Expropriação amigável e expropriação ‘por sacrifício’.
O objectivo da comissão ao impor a negociação prévia com a Administração Pública (directa e indirecta, incluindo autarquias e regiões autónomas) é o de levar o Estado a adquirir o bem que exige por questões de utilidade pública através de um contrato de compra e venda. Isto é, transformar a retirada do bem numa “expropriação amigável”.
Mas a reforma proposta pela comissão propõe outra novidade, a que os peritos chamam de “expropriação por sacrifício”. Uma figura que já existe noutros ordenamentos jurídicos europeus. A ideia aqui, explica José Miguel Sardinha, passa por defender o direito à propriedade privada, consagrado constitucionalmente. Assim, com base nesta nova figura, o Estado vai ter de pagar também uma “justa indemnização” nos casos em que restringe ou limite o direito do proprietário ao seu bem. Vejamos, como exemplo, um cidadão que tem um determinado terreno e vê a autarquia incluí-lo no Plano de Ordenamento do Território; inutilizando o uso económico do bem. O cidadão mantém a propriedade do terreno – não sendo, por isso, uma expropriação – mas não o pode utilizar. Ao abrigo do código em vigor (que remonta a 1999), o cidadão pode receber uma reparação financeira mas nunca a valores da “justa indemnização”. O que a comissão agora prevê é que o cidadão seja indemnizado como se se tratasse de uma verdadeira expropriação.

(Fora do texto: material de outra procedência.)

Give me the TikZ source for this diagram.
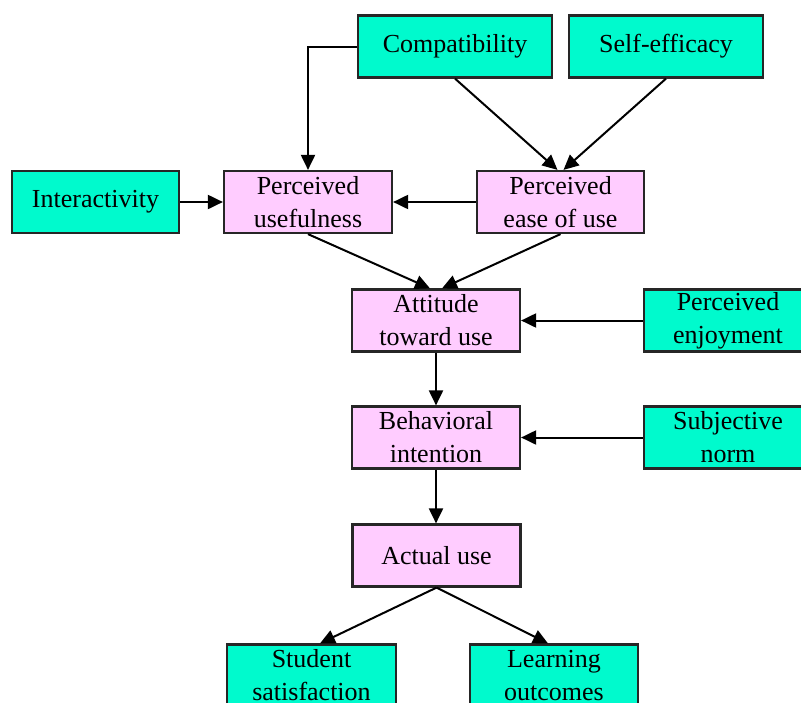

A proposta prevê ainda que todos os conflitos em matéria de expropriações passem para os tribunais administrativos, uma mudança já repudiada pelo Conselho Superior da Magistratura, que alega que os juizes dos tribunais administrativos e fiscais não têm formação para julgar os processos em que se discute o valor da indemnização a dar pela expropriação. Actualmente, estes litígos estão nos tribunais comuns e apenas os conflitos sobre . o pedido de utilidade pública, alegado pelo Estado para expropropriar, estão com os tribunais administrativos.
QUATRO PERGUNTAS A…
JOSÉ MIGUEL SARDINHA Mestre em Direito e presidente da comissão para reforma das expropriações
“Administração não pode ver cidadão como alvo a abater”
Aproximar a Administração Pública dos cidadãos e retirar acções dos tribunais foram duas ideias-chaves que nortearam o trabalho da comissão que apresentou novas regras para acções de expropriação.
- Porque é que criaram a figura da “expropriação por sacrifício”?
- Temos de garantir que não há supressão de um direito fundamental, que é o direito à propriedade privada, e que o particular não é apanhado às escondidas pela Administração Pública. Esta figura dá-se nos casos em que não há expropriação da propriedade mas em que o direito se limita de tal forma que o proprietário nada pode fazer do bem. Assim sendo, o Estado terá de indemnizar.
- Isto não vai aumentar os custos para o Estado?
- Há um ditado que diz:’0uem não tem dinheiro, não tem vícios’. A partir de agora, o Estado saberá que, se quiser limitar o direito à propriedade sem ser por utilidade pública, isto é por questões de ordenamento ou de património cultural, também terá de compensar. Terá de pensar duas vezes antes de enveredar por esse caminho.
- Minimiza-se a ideia de ‘prepotência’ do Estado nas expropriações?
- A ideia é ter uma Administração Pública mais transparente, mais participativa e mais democrática e que não veja o cidadão como um alvo a abater.
- Porque é que nesta altura em que não há obras públicas se mexe nas expropriações?
- Não se prespectivando obras, é a altura certa para reflectir sobre o modelo que se quer. A reforma permitirá também tirar muitas acções dos tribunais e conseguir “expropriações amigáveis”.